The Kaczynskis will nevertheless continue to try to influence energy policy in the EU, Lang wrote. The expert mentions three priorities Warsaw wants to communicate to Brussels:

-- The need to make "solidarity" the overlaying of a new European energy strategy.

-- The need to put energy security atop the strategy list (the European Commission in its latest energy policy strategy paper mentioned the need to equally balance sustainability, market competitiveness and security of supply; Poland believes the security aspect should dominate the other two).

-- The need that Poland takes part in shaping Europe's energy relationship with Russia.

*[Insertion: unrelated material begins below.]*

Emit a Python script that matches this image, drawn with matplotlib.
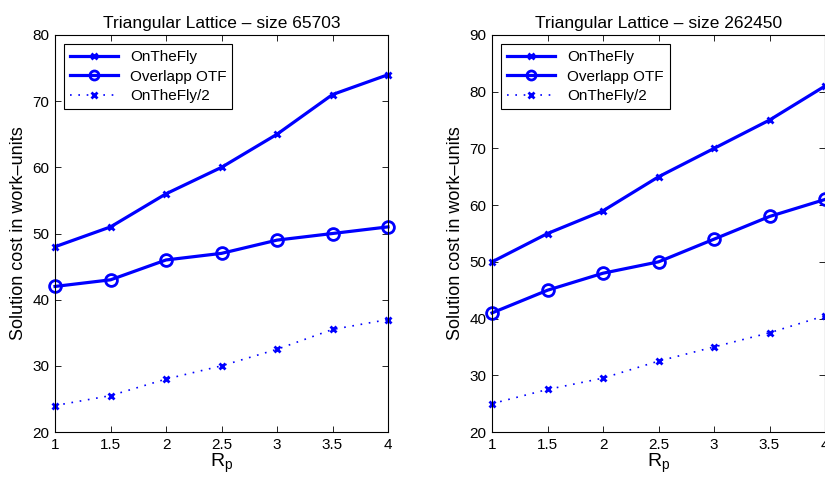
import matplotlib
matplotlib.use("Agg")
import matplotlib.pyplot as plt

plt.rcParams['font.family'] = ['Liberation Sans', 'DejaVu Sans']
plt.rcParams['mathtext.fontset'] = 'custom'
plt.rcParams['mathtext.rm'] = 'Liberation Sans'
plt.rcParams['mathtext.it'] = 'Liberation Sans'

rp = [1, 1.5, 2, 2.5, 3, 3.5, 4]
xticks = [1, 1.5, 2, 2.5, 3, 3.5, 4]
xticklabels = ['1', '1.5', '2', '2.5', '3', '3.5', '4']

titles = ['Triangular Lattice \u2013 size 65703', 'Triangular Lattice \u2013 size 262450']
otf_a = [48, 51, 56, 60, 65, 71, 74]
ovl_a = [42, 43, 46, 47, 49, 50, 51]
half_a = [24, 25.5, 28, 30, 32.5, 35.5, 37]
otf_b = [50, 55, 59, 65, 70, 75, 81]
ovl_b = [41, 45, 48, 50, 54, 58, 61]
half_b = [25, 27.5, 29.5, 32.5, 35, 37.5, 40.5]
ylims = [(20, 80), (20, 90)]
labels = ['OnTheFly', 'Overlapp OTF', 'OnTheFly/2']

fig = plt.figure(figsize=(8.25, 4.84), dpi=100)
axes = [fig.add_axes([0.0667, 0.1074, 0.4036, 0.8203]),
        fig.add_axes([0.5964, 0.1074, 0.4036, 0.8203])]
data = [(otf_a, ovl_a, half_a), (otf_b, ovl_b, half_b)]
blue = (0, 0, 1)
for ax, (otf, ovl, half), title, yl in zip(axes, data, titles, ylims):
    ax.plot(rp, otf, color=blue, lw=2.3, marker='x', ms=5, mew=2, label=labels[0], clip_on=False)
    ax.plot(rp, ovl, color=blue, lw=2.3, marker='o', ms=8.5, mew=2, mfc='none', label=labels[1], clip_on=False)
    ax.plot(rp, half, color=blue, lw=1.2, ls=(0, (1, 4)), marker='x', ms=5, mew=2, label=labels[2], clip_on=False)
    ax.set_xlim(1, 4)
    ax.set_ylim(*yl)
    ax.set_xticks(xticks)
    ax.set_xticklabels(xticklabels)
    ax.tick_params(direction='in', top=True, right=True, labelsize=11, length=4, width=0.6, pad=4)
    for s in ax.spines.values():
        s.set_linewidth(0.8)
    ax.set_title(title, fontsize=12.5, pad=5)
    ax.set_xlabel('R$_\\mathregular{p}$', fontsize=14, labelpad=0)
    ax.set_ylabel('Solution cost in work\u2013units', fontsize=13, labelpad=4)
    leg = ax.legend(loc='upper left', fontsize=11, fancybox=False, framealpha=1,
                    edgecolor='black', handlelength=3.1, borderaxespad=0.6,
                    labelspacing=0.35, borderpad=0.4)
    leg.get_frame().set_linewidth(0.8)
    hs = leg.legend_handles
    hs[1].set_markersize(6.5)

fig.savefig('out.png', dpi=100)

Warsaw, however, has trouble convincing Brussels after it tried to torpedo other EU decisions of the past months in order to elevate its standing, most notably the new voting system, propagated by former EU presidency country Germany.

Germany, Europe's largest economy and certainly with a big say when it comes to its energy policy, has a different view of Russia, Lang said, and thus future conflicts may very well arise.

"Germany wants energy security with Russia while Poland wants to be secure from Russia," he said.

Poland needs to team up with other countries to push through its energy security goals, he added.

"Warsaw can only achieve something if it forms alliances with other Eastern European states and the Baltics and maybe the Scandinavian countries," he said. "If they're alone, they will not be heard."